1. Mid-Century For The Next Century
The hallmark of midcentury modern design is the blending of functionality, clean lines, and simplicity with a deft artistic touch. Leaders of the movement included Charles Eames, Eero Saarinen, Mies van der Rohe and others. Lincoln exterior, interior, and user experience designers have applied these ideas to all aspects of the Star Concept. Most obvious application is in the overall use of interior space. The horizontal surfacing, full-width panoramic screen, and huge skylight with digital shade all connect the interior with the world outside. The seating design feels more like furniture than traditional car seats. Lincoln’s design language is also communicated through the backlit door panels and patterned seating surfaces. Expect these touches to find their way into the three new vehicles we’ll see in 2025.
2. Rethinking The Obvious
Can a car hood be the cover of a display case? Is there any easier way to get luggage out of a trunk? How do you transform a tailgate into a stadium seat? What if you could see through the A-pillars? Four of the best feature design ideas take things we have always taken for granted in a vehicle and turn them on their heads.
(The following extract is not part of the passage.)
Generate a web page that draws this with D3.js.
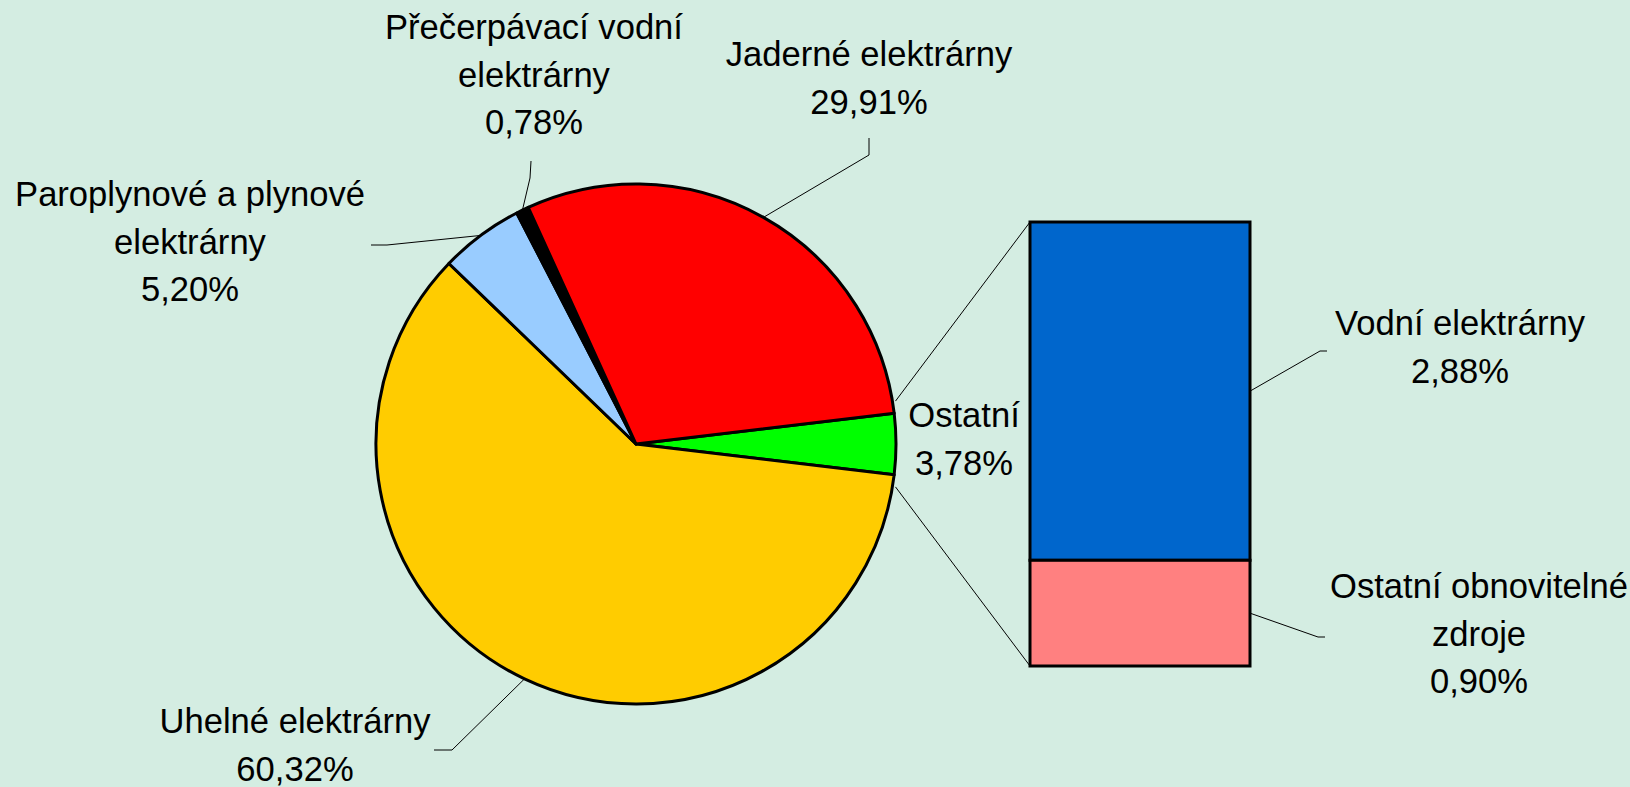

The hood of the car uses electro-chromatic technology to go from dark to transparent, allowing you to see what’s inside the front trunk (there’s no gas engine, so luggage fits up there) with the touch of a button. To make it easier to reach the luggage, Lincoln engineered a sliding platform that moves forward as the hood raises, presenting your items to you. In back, the tailgate has been engineered with a built in seat back that deploys so the place many people sit when they’re watching their kids’ soccer games can be even more comfortable. To open up the interior, Lincoln designers used a split pillar design at the corners with a mesh structure in between. This also improves visibility by reducing blind spots. We can see the hood and tailgate happening in the upcoming vehicles. Engineering and safety testing required to execute the slide out trunk and mesh pillars means those features are further in the future.
3. A New Type Of Sanctuary
One of the advantages of an EV is the more capacious and flexible interior space. Inside the Star concept, Lincoln Designers began with the driver and passengers and then built the space around them. Looking well into the future, they designed the cabin as a “Third Space,” somewhere people enjoy spending time when they’re not at home or the office. As such, the rear lounge offers wraparound seating in more of a reclined position. Individual leg rests have storage for shoes below. There’s a drinks cooler between the seats and controls for the rejuvenation moods that are programmed to adjust the content on the screens, lighting, audio, and custom scents. The three moods to be offered are: Coastal Morning, Mindful Vitality, and Evening Chill – each designed to sync with the body’s natural rhythms. Swivel seats will have to wait for full-autonomous driving, but the multi-sensory moods could be executed in the near future.
4. A Face For The Future
As we mentioned, Lincoln’s designers began with a completely clean sheet for the exterior design. That doesn’t mean, however, they haven’t left the past completely behind. The front uses an expressive lighting sequence to signify a new era of Lincoln design. The star logo still remains front and center. While it is flush mounted behind the fascia, it lights up to create a more prominent presence than ever. Moving to the side, the large wheels and low, tapered roofline create an elegant, dynamic shape that feels fresh and more elegant than today’s high riding, high roofed SUVs. In a nod to the famous 1961-1969 Continental, the Star Concept uses coach (don’t say suicide) doors to good effect creating a wide opening. Pillar-less coach doors provide some structural challenges, but aren’t out of the realm of possibility. We’ll be surprised if the overall design strays far this profile. There’s clear product intent in the exterior design.
5. Differentiating With Digital
In addition to screens with multiple content sources, Star introduces Lincoln Attaché, a digital briefcase concept with a hidden compartment in the rear door. This provides discrete storage for tablets and laptops, provides on board charging, and automatically connects wirelessly the device with the vehicle to provide seamless access to the client’s content. Wide screens, an electronic sunshade, and connected technology make everything Lincoln is showcasing here possible in their first generation of electric vehicles.